Problem description — Work through the data and report how many lines include the string "with", giving the number alone.

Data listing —
/---

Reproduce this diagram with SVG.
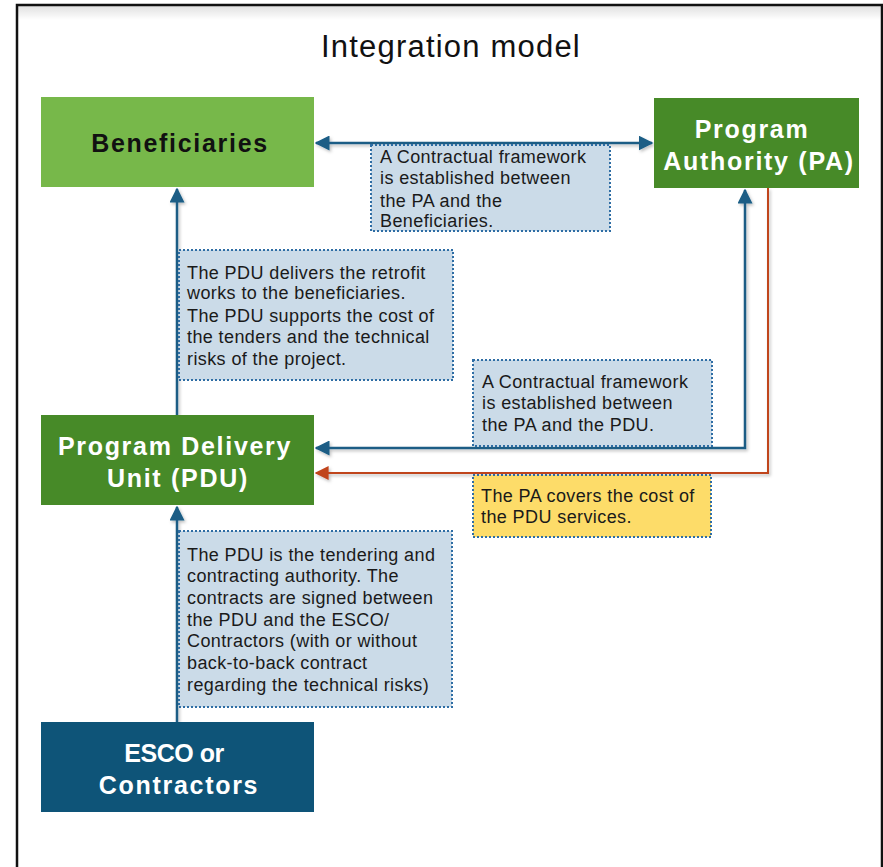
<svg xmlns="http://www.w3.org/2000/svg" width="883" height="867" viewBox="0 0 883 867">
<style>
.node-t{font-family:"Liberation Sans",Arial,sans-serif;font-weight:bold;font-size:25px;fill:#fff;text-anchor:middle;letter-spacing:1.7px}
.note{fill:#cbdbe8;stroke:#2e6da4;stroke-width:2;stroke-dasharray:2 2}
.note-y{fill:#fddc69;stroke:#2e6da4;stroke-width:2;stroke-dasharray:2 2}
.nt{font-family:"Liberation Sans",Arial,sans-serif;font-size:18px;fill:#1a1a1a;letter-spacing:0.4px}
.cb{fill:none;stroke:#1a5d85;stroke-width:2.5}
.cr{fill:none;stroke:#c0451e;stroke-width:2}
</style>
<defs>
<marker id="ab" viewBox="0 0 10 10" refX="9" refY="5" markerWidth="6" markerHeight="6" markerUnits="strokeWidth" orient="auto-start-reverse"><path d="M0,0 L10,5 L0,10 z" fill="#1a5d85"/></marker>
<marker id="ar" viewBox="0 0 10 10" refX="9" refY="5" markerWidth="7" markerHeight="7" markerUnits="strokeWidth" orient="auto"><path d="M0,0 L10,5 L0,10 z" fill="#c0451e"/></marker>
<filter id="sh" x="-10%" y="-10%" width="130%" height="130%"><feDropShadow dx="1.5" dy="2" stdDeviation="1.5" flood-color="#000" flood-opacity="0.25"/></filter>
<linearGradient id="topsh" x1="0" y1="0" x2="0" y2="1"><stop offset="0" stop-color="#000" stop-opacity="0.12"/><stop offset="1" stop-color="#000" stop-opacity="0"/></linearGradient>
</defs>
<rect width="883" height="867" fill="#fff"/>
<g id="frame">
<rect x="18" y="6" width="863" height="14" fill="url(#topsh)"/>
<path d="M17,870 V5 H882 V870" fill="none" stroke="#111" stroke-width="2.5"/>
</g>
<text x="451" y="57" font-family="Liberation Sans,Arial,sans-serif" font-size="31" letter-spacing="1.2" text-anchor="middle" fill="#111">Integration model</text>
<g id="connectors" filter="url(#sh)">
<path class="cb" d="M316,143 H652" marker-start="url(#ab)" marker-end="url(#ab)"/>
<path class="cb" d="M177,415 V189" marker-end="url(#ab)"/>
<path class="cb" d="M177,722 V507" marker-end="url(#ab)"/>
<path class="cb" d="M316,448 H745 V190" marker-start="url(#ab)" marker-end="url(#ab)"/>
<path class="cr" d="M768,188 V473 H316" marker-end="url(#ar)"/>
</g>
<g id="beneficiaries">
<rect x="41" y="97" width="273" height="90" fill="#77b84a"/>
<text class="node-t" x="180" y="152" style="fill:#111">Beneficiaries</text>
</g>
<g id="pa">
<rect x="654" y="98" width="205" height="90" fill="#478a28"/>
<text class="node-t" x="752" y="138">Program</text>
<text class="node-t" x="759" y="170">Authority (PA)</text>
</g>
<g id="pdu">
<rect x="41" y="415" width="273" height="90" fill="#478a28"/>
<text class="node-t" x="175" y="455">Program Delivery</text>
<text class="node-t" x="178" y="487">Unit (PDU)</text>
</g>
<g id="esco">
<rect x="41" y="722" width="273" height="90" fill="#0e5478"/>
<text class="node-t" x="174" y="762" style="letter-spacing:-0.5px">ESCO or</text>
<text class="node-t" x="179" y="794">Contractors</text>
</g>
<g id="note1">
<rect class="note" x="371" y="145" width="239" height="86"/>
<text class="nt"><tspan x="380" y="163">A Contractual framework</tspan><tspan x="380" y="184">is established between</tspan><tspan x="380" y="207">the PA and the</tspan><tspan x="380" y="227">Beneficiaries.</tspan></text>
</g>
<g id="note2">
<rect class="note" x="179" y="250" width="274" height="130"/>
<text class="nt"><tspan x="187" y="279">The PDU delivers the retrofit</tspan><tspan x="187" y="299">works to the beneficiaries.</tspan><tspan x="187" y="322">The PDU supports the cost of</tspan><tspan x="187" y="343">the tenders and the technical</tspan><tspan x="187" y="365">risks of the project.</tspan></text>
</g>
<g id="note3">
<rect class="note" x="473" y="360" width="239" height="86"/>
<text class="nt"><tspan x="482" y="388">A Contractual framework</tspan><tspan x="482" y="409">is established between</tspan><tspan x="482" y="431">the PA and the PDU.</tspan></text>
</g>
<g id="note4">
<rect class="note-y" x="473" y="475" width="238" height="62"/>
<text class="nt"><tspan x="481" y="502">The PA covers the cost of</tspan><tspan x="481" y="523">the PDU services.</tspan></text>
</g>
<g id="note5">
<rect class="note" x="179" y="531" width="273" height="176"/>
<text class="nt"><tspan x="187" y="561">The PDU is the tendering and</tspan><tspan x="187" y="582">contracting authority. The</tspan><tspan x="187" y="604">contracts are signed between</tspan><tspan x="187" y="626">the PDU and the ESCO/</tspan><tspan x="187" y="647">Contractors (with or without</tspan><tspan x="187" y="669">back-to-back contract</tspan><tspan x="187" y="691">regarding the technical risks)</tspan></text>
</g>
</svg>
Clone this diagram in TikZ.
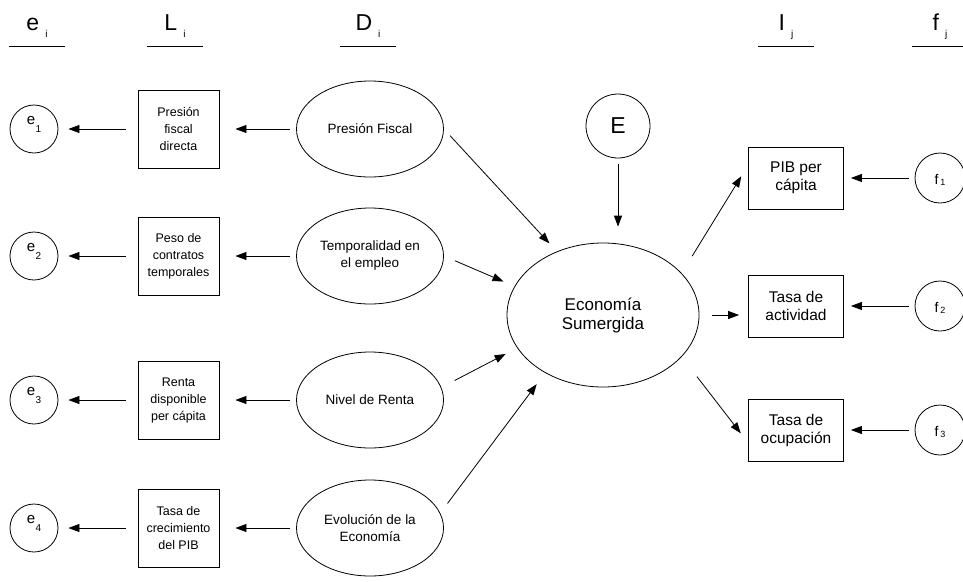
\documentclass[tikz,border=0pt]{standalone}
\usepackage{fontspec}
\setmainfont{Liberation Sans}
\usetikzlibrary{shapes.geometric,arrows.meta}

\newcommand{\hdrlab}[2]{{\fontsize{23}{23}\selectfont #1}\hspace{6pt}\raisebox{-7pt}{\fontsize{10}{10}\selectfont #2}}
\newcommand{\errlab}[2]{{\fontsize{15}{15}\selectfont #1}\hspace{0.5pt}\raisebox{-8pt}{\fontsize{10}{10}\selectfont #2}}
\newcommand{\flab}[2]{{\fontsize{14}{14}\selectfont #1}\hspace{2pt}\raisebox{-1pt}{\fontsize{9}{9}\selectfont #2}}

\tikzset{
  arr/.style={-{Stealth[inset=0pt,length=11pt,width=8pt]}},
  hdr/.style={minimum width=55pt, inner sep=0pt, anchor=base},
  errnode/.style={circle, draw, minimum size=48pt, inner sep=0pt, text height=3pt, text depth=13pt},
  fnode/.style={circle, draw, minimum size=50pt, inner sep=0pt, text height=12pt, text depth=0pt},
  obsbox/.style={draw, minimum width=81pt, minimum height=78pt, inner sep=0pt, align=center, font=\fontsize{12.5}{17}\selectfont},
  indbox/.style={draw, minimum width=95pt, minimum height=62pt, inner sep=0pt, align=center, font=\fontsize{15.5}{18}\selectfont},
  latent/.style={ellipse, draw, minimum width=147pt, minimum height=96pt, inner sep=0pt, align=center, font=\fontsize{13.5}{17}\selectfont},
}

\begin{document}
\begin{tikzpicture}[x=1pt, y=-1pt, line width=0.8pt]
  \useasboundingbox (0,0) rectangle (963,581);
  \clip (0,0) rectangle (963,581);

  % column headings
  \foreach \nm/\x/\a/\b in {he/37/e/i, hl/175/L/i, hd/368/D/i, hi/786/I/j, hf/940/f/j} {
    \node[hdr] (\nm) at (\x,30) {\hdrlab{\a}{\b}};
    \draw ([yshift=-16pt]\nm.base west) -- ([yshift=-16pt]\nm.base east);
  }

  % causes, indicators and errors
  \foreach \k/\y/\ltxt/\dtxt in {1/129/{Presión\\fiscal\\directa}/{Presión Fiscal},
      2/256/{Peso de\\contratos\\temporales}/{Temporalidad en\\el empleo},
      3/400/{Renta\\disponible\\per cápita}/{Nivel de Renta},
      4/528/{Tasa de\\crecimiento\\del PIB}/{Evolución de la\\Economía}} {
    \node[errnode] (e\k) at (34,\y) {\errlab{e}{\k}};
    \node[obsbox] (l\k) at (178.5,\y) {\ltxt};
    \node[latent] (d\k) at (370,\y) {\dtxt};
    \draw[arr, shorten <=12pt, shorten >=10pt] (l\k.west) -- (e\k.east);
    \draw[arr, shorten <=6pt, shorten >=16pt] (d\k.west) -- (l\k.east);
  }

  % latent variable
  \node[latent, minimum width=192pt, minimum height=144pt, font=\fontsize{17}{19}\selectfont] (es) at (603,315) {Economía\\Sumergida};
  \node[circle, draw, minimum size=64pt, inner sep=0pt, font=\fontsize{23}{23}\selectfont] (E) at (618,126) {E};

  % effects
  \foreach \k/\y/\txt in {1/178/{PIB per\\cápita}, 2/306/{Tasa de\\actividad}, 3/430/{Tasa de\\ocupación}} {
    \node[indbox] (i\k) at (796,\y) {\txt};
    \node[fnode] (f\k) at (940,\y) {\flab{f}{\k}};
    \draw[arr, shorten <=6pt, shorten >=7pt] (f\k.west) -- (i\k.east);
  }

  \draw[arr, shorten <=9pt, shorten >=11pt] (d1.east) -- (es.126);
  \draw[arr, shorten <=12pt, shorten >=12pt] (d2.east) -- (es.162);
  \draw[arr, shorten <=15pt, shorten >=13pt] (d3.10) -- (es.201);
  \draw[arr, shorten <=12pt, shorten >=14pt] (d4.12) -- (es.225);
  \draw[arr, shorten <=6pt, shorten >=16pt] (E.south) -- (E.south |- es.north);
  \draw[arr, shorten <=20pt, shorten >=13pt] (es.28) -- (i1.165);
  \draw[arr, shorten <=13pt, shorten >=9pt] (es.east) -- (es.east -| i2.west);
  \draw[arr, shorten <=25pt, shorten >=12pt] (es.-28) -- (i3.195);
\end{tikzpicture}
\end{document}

\---

Written response — 2